> **What needs to be done**
Exactly retype the opening line of the entries and every line after it, ending with the line that contains "months = list(range(1, 43))". Skip all pictures.

> **Given records**
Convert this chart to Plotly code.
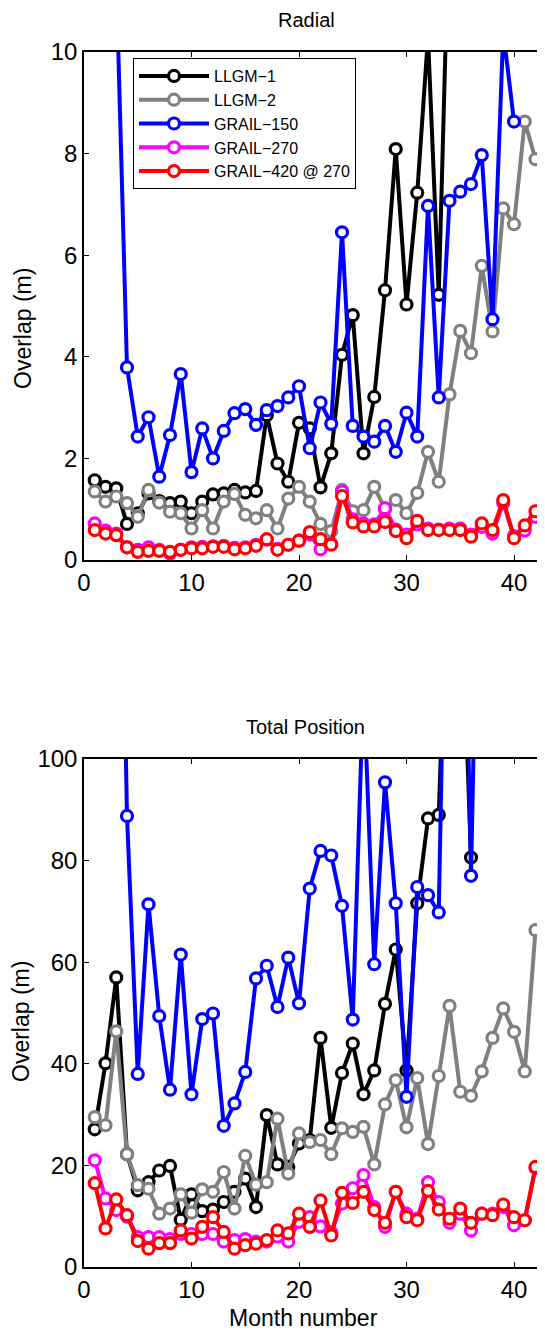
import plotly.graph_objects as go

months = list(range(1, 43))

# ---- Radial overlap (m) ----
llgm1_radial = [1.57, 1.44, 1.41, 0.71, 0.92, 1.31, 1.16, 1.12, 1.15, 0.92, 1.15, 1.29, 1.31, 1.38,
                1.33, 1.36, 2.85, 1.90, 1.54, 2.70, 2.59, 1.43, 2.10, 4.04, 4.82, 2.10, 3.21, 5.31,
                8.09, 5.03, 7.23, 10.3, 5.22, 13.0, 14.0, 12.0, None, None, None, None, None, None]
llgm2_radial = [1.35, 1.15, 1.25, 1.12, 0.85, 1.38, 1.13, 0.95, 0.92, 0.62, 0.98, 0.62, 1.15, 1.30,
                0.89, 0.82, 0.98, 0.62, 1.21, 1.44, 1.15, 0.71, 0.57, 1.38, 0.96, 0.98, 1.44, 1.00,
                1.18, 0.92, 1.32, 2.13, 1.54, 3.26, 4.51, 4.07, 5.79, 4.50, 6.92, 6.61, 8.63, 7.89]
grail150_radial = [14.0, 13.0, 11.5, 3.79, 2.43, 2.81, 1.64, 2.46, 3.66, 1.73, 2.59, 2.00, 2.54, 2.89,
                   2.97, 2.66, 2.95, 3.03, 3.20, 3.42, 2.20, 3.10, 2.68, 6.45, 2.64, 2.43, 2.33, 2.64,
                   2.13, 2.90, 2.43, 6.97, 3.20, 7.07, 7.25, 7.40, 7.97, 4.74, 10.4, 8.63, None, None]
grail270_radial = [0.72, 0.58, 0.52, 0.25, 0.20, 0.25, 0.20, 0.13, 0.20, 0.25, 0.26, 0.27, 0.28, 0.24,
                   0.25, 0.30, 0.40, 0.22, 0.30, 0.38, 0.50, 0.21, 0.32, 1.35, 0.80, 0.72, 0.70, 1.02,
                   0.60, 0.50, 0.70, 0.62, 0.60, 0.62, 0.62, 0.50, 0.65, 0.52, 1.12, 0.47, 0.58, 0.85]
grail420_radial = [0.59, 0.52, 0.49, 0.25, 0.16, 0.18, 0.18, 0.16, 0.20, 0.23, 0.23, 0.26, 0.26, 0.21,
                   0.23, 0.28, 0.41, 0.20, 0.30, 0.38, 0.55, 0.41, 0.30, 1.26, 0.74, 0.66, 0.66, 0.75,
                   0.57, 0.43, 0.77, 0.59, 0.59, 0.59, 0.59, 0.46, 0.72, 0.59, 1.18, 0.43, 0.68, 0.96]

# ---- Total position overlap (m) ----
llgm1_total = [27.1, 40.1, 57.0, 22.2, 15.1, 16.7, 19.0, 19.9, 9.3, 14.3, 11.0, 11.3, 12.8, 14.8,
               17.4, 11.8, 29.9, 20.2, 19.7, 24.3, 25.0, 45.1, 27.4, 38.2, 44.0, 34.0, 38.7, 51.8,
               62.5, 38.7, 71.6, 88.3, 89.0, 150.0, 140.0, 80.6, None, None, None, None, None, None]
llgm2_total = [29.5, 27.9, 46.4, 22.2, 16.1, 15.4, 10.5, 11.5, 14.3, 10.7, 15.3, 14.8, 18.7, 11.5,
               21.9, 16.2, 16.7, 29.2, 18.4, 26.3, 24.6, 25.0, 22.2, 27.3, 26.6, 27.6, 20.2, 32.0,
               36.8, 27.5, 37.2, 24.2, 37.6, 51.4, 34.5, 33.7, 38.5, 45.1, 50.9, 46.3, 38.5, 66.3]
grail150_total = [300.0, 250.0, 200.0, 88.8, 38.0, 71.4, 49.4, 34.9, 61.5, 34.0, 48.8, 49.9, 27.8, 32.2,
                  38.4, 56.8, 59.3, 51.2, 60.9, 51.9, 74.5, 81.9, 81.0, 71.1, 48.7, 115.0, 59.6, 95.4,
                  71.6, 33.5, 74.8, 73.2, 69.8, 180.0, 180.0, 77.0, 180.0, 150.0, 150.0, 150.0, None, None]
grail270_total = [21.0, 13.5, 11.2, 9.9, 5.9, 5.9, 5.9, 5.5, 6.5, 6.5, 6.5, 6.5, 5.0, 5.3,
                  5.5, 5.0, 5.0, 6.0, 5.0, 8.9, 9.8, 8.0, 6.8, 12.5, 15.5, 18.1, 11.8, 7.9,
                  14.8, 10.5, 9.5, 16.7, 12.8, 8.7, 10.5, 7.2, 10.5, 10.5, 11.8, 8.2, 9.2, 19.5]
grail420_total = [16.5, 7.6, 13.3, 10.2, 5.1, 3.6, 4.7, 4.7, 7.2, 5.6, 7.9, 9.8, 6.9, 3.6,
                  4.3, 4.6, 5.3, 7.2, 6.6, 10.5, 7.9, 13.1, 6.2, 14.6, 12.6, 14.8, 11.2, 8.7,
                  14.8, 9.8, 9.2, 15.0, 11.3, 9.5, 11.5, 8.7, 10.5, 10.2, 12.3, 9.8, 9.2, 19.7]

series_names = ["LLGM\u22121", "LLGM\u22122", "GRAIL\u2212150", "GRAIL\u2212270", "GRAIL\u2212420 @ 270"]
series_colors = ["#000000", "#808080", "#0000ff", "#ff00ff", "#ff0000"]
radial = [llgm1_radial, llgm2_radial, grail150_radial, grail270_radial, grail420_radial]
total = [llgm1_total, llgm2_total, grail150_total, grail270_total, grail420_total]

FONT = "Liberation Sans, Arial, Helvetica, sans-serif"
W, H = 545, 1332
OFF = 8  # page body margin offset of the figure div in the browser window

fig = go.Figure()
for i, (name, col) in enumerate(zip(series_names, series_colors)):
    style = dict(mode="lines+markers",
                 line=dict(color=col, width=4),
                 marker=dict(symbol="circle", size=11, color="white",
                             line=dict(color=col, width=3.2)),
                 connectgaps=False)
    fig.add_trace(go.Scatter(x=months, y=radial[i], name=name, legendgroup=name,
                             xaxis="x", yaxis="y", showlegend=True, **style))
    fig.add_trace(go.Scatter(x=months, y=total[i], name=name, legendgroup=name,
                             xaxis="x2", yaxis="y2", showlegend=False, **style))

# window pixel -> paper fraction
def px_x(p):
    return (p - OFF) / W

def px_y(p):
    return 1 - (p - OFF) / H

x_dom = [px_x(84), px_x(84 + 42.9 * 10.75)]
axis_common = dict(showline=True, linecolor="black", linewidth=1.5, mirror="allticks",
                   ticks="inside", ticklen=5, tickwidth=1, tickcolor="black",
                   showgrid=False, zeroline=False, automargin=False,
                   tickfont=dict(family=FONT, size=24, color="black"))

fig.update_layout(
    template="none",
    width=W, height=H,
    margin=dict(l=0, r=0, t=0, b=0, pad=0),
    paper_bgcolor="white", plot_bgcolor="white",
    font=dict(family=FONT, color="black"),
    xaxis=dict(domain=x_dom, range=[0, 42.9], tickvals=[0, 10, 20, 30, 40], anchor="y", **axis_common),
    yaxis=dict(domain=[px_y(560), px_y(52)], range=[0, 10], tickvals=[0, 2, 4, 6, 8, 10],
               anchor="x", **axis_common),
    xaxis2=dict(domain=x_dom, range=[0, 42.9], tickvals=[0, 10, 20, 30, 40], anchor="y2", **axis_common),
    yaxis2=dict(domain=[px_y(1267), px_y(759)], range=[0, 100], tickvals=[0, 20, 40, 60, 80, 100],
                anchor="x2", **axis_common),
    legend=dict(x=px_x(133), y=px_y(58), xanchor="left", yanchor="top",
                bgcolor="white", bordercolor="black", borderwidth=1,
                font=dict(family=FONT, size=16, color="black"),
                tracegroupgap=0, itemwidth=70),
    showlegend=True,
)

annos = [
    dict(text="Radial", x=px_x(306), y=px_y(20), size=20, angle=0),
    dict(text="Total Position", x=px_x(305), y=px_y(727), size=20, angle=0),
    dict(text="Month number", x=px_x(303), y=px_y(1318), size=23, angle=0),
    dict(text="Overlap (m)", x=px_x(23), y=px_y(329), size=23, angle=-90),
    dict(text="Overlap (m)", x=px_x(21), y=px_y(1022), size=23, angle=-90),
]
for a in annos:
    fig.add_annotation(text=a["text"], x=a["x"], y=a["y"], xref="paper", yref="paper",
                       xanchor="center", yanchor="middle", showarrow=False, textangle=a["angle"],
                       font=dict(family=FONT, size=a["size"], color="black"))

fig.write_html("out.html")
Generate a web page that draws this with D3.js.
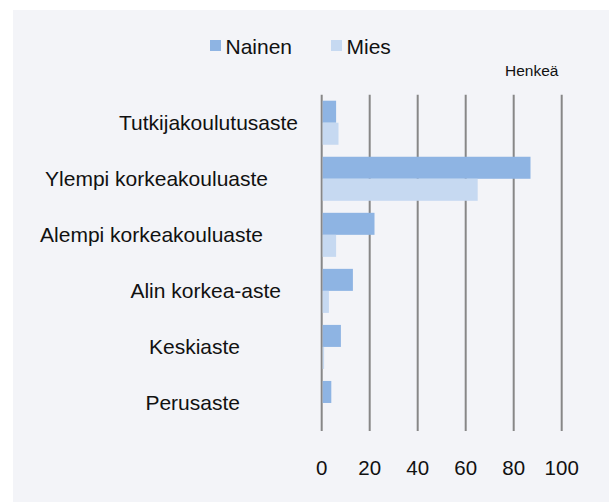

> **Result of the exercise**
Convert this chart to Plotly code.
import plotly.graph_objects as go

months = list(range(1, 43))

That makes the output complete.